To file in Nebraska, you must be a resident for at least one year unless you were married in Nebraska and are getting divorced within the first year of your marriage. You then file a Complain for Dissolution with the clerk of your district court after which you must fill out and file several forms and are then given a case number. Your spouse will then either sign a Voluntary Appearance, saying they will show up to court, or you will need to sign a Praecipe for Summons to have them brought there. Once your spouse receives their notice, which the must receive within six months of your filing, they are considered the defendant and have the opportunity to file a response. Once the prerequisite documents have been filed, you can request a hearing date. At your hearing you will testify about your divorce and the judge will make a decision about whether to grant the divorce on the terms you’ve filed or not.
A legal separation is the lightest uncoupling a married couple can have in the eyes of the court. This process recognizes the judicial separation of the spouses but does not end the marriage and neither partner is allowed to remarry or enter another domestic partnership.
How do I get a legal separation?
Getting legally separated carries many of the same consequences of divorce: dividing assets, custody of children and alimony. In Nebraska, any married person can file for a legal separation. The process starts by filing a Petition for Legal Separation and a Decree for a Legal Separation with the appropriate court. Much of the information on it is the same as you’d include on a divorce petition including the name and addresses of spouses, when and where you were married, terms for childcare custody and the dividing of major assets.

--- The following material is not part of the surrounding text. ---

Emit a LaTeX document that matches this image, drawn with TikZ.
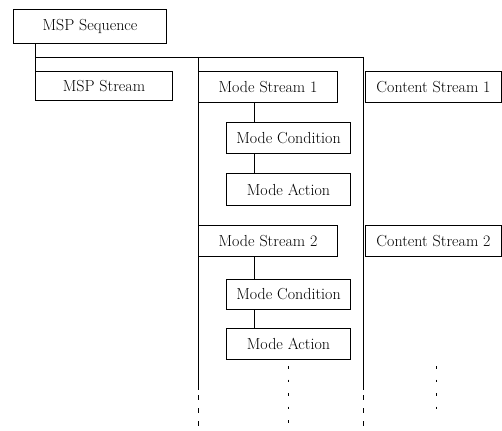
\documentclass[tikz,border=0pt]{standalone}
\begin{document}
\begin{tikzpicture}[x=1pt,y=-1pt,
  box/.style={draw,line width=1pt,rectangle,inner sep=0pt,minimum width=#1,minimum height=31pt,
    font=\fontsize{16}{19}\selectfont,anchor=north west},
  box/.default=124pt,
  link/.style={line width=0.9pt},
  tail/.style={line width=0.9pt,dash pattern=on 5pt off 8pt},
  dots/.style={line width=1pt,dash pattern=on 2.5pt off 11pt}]
\useasboundingbox (0,0) rectangle (502,430);
\node[box=153pt,minimum height=34pt] (seq) at (13,9) {MSP Sequence};
\node[box=137pt,minimum height=29pt] (msp) at (35,71) {MSP Stream};
\node[box=139pt] (ms1) at (198,71) {Mode Stream 1};
\node[box=136pt] (cs1) at (365,71) {Content Stream 1};
\node[box] (mc1) at (226,122) {Mode Condition};
\node[box,minimum height=32pt] (ma1) at (226,173) {Mode Action};
\node[box=139pt] (ms2) at (198,225) {Mode Stream 2};
\node[box=136pt] (cs2) at (365,225) {Content Stream 2};
\node[box,minimum height=30pt] (mc2) at (226,279) {Mode Condition};
\node[box] (ma2) at (226,328) {Mode Action};
\coordinate (bar) at (35,57);
\coordinate (laneA) at (198,57);
\coordinate (laneB) at (363,57);
\coordinate (laneAs) at (198,390);
\coordinate (laneBs) at (363,390);
\coordinate (laneAe) at (198,430);
\coordinate (laneBe) at (363,430);
\coordinate (col) at (254,0);
\coordinate (dA) at (288,366);
\coordinate (dAe) at (288,425);
\coordinate (dB) at (436,366);
\coordinate (dBe) at (436,412);
\draw[link] (seq.south -| msp.west) -- (msp.north west);
\draw[link] (bar) -- (laneB);
\draw[link] (laneA) -- (laneAs);
\draw[link] (laneB) -- (laneBs);
\draw[tail] ([yshift=8pt]laneAs) -- (laneAe);
\draw[tail] ([yshift=8pt]laneBs) -- (laneBe);
\draw[link] (col |- ms1.south) -- (col |- mc1.north);
\draw[link] (col |- mc1.south) -- (col |- ma1.north);
\draw[link] (col |- ms2.south) -- (col |- mc2.north);
\draw[link] (col |- mc2.south) -- (col |- ma2.north);
\draw[dots] (dA) -- (dAe);
\draw[dots] (dB) -- (dBe);
\end{tikzpicture}
\end{document}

To have a marriage annulled, the requesting party typically has to show that it should have never happened in the first place. Reasons you might seek an annulment include the marriage was incestuous; your partner was already married, you were married under force or fraud; when you were married, someone was under the legal age limit for marriage; you were married under the influence of drugs or alcohol.
To get an annulment in Nebraska you must file a complaint for an annulment in your district court. Afterward, an adult other than you must serve that complaint to your spouse. A judge will then usually hold a hearing to determine whether an annulment is the best course of action in your case.